L’amour c’est quoi ? Un sentiment. Un sentiment qui lie des personnes entre elles. C’est aussi une norme. Parce qu’avec le mot amour, viennent rapidement en tête des images : deux personnes, l’exclusivité et la fidélité, la vie sexuelle, la vie commune, le PACS ou le mariage, le ou les enfants. Comme ça, d’instinct, sans plus y réfléchir. Une norme, c’est un état répandu, moyen, souvent considéré comme une règle à suivre. Une norme, c’est puissant et ça nous dépasse. Cette norme, elle nous oblige.
D’où elle vient ? De partout. Partout autour de nous. Notre famille, nos ami·es, les gens qu’on fréquente. La plupart des personnes autour de nous sont en couple ou cherchent à l’être. Dans la littérature, le cinéma, la peinture, le théâtre, la musique, à la télé, à la radio. Dans la plupart des fictions, des documentaires, des reportages, les personnages sont en couple ou cherchent à l’être.
Et même les personnes qui refusent cette norme font en fonction d’elle. Quand on ne veut pas d’exclusivité, on parle d’amour libre, quand on veut plus qu’une relation à deux, on parle de polyamour. Les mots qu’on utilise, et derrière eux les réalités qu’ils décrivent sont enfermées dans cette vision de l’amour. Parce qu’il faut constamment se définir par rapport à elle. Et ça tue nos imaginaires.

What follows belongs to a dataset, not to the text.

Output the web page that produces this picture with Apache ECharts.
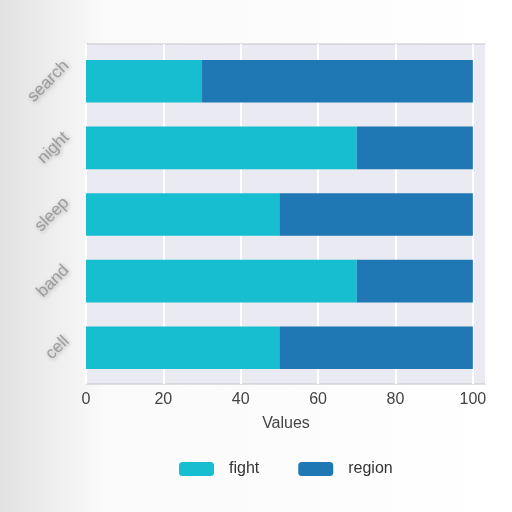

L’amour, cet amour-là, est donné comme la chose la plus désirable sur Terre. Comme le moyen le plus noble d’atteindre le bonheur. Alors que c’est l’un des outils de contrôle social le plus puissant qui existe. Il façonne nos vies, des vies toutes pareilles qui restent dans le cadre, sans déborder. Pour habiter ensemble, il faut louer ou acheter, et donc de l’argent, et donc travailler. Tout comme une fois les enfants né·es, pour les couches, les jouets et la bagnole. Et puis pour montrer son amour, il faut offrir des choses. Il faut faire des efforts pour l’autre, abandonner tout ou partie de ses envies, de ses désirs. Et ne pas prendre de risque, pour ne pas faire de torts à l’autre. Et à force de s’oublier, cet amour-là rend malheureux. Toujours.
Même si on cherche à ne pas être dans cette norme, à ne pas penser et se définir en fonction d’elle, le monde et les personnes qui nous entourent nous y forcent. Nous vivons dans un monde d’amour factice et subit. Qui restreint nos envies et la possibilité même de nos envies. Même consenti par toutes les personnes concernées, se sourire, se parler, se toucher, s’embrasser, se câliner, se caresser n’est pas dépendant des envies de chacun⋅e, mais des situations vis-à-vis de l’amour et du regard des autres. L’hypocrisie est alors généralisée : on ne fait pas ce qu’on désire, mais ce que la norme nous impose. Ou ce qu’on croit qu’elle nous impose.
Le problème n’est pas que deux personnes aient envie de passer du temps ensemble, de baiser seulement ensemble, et tout l’reste. Mais que ce soit la seule option envisagée et souvent envisageable dans cette société mortifère. Tellement que cela bloque nos imaginaires. Qu’on en reste à des formes assez proches de la norme même quand on souhaiterait péter tout ça. Qui aimer ? Comment aimer ? Il est important d’en parler, dans des groupes, à ses proches, à des inconnu⋅es de passage. Pour péter la norme. Nourrir collectivement nos imaginaires. Et faire évoluer les possibles.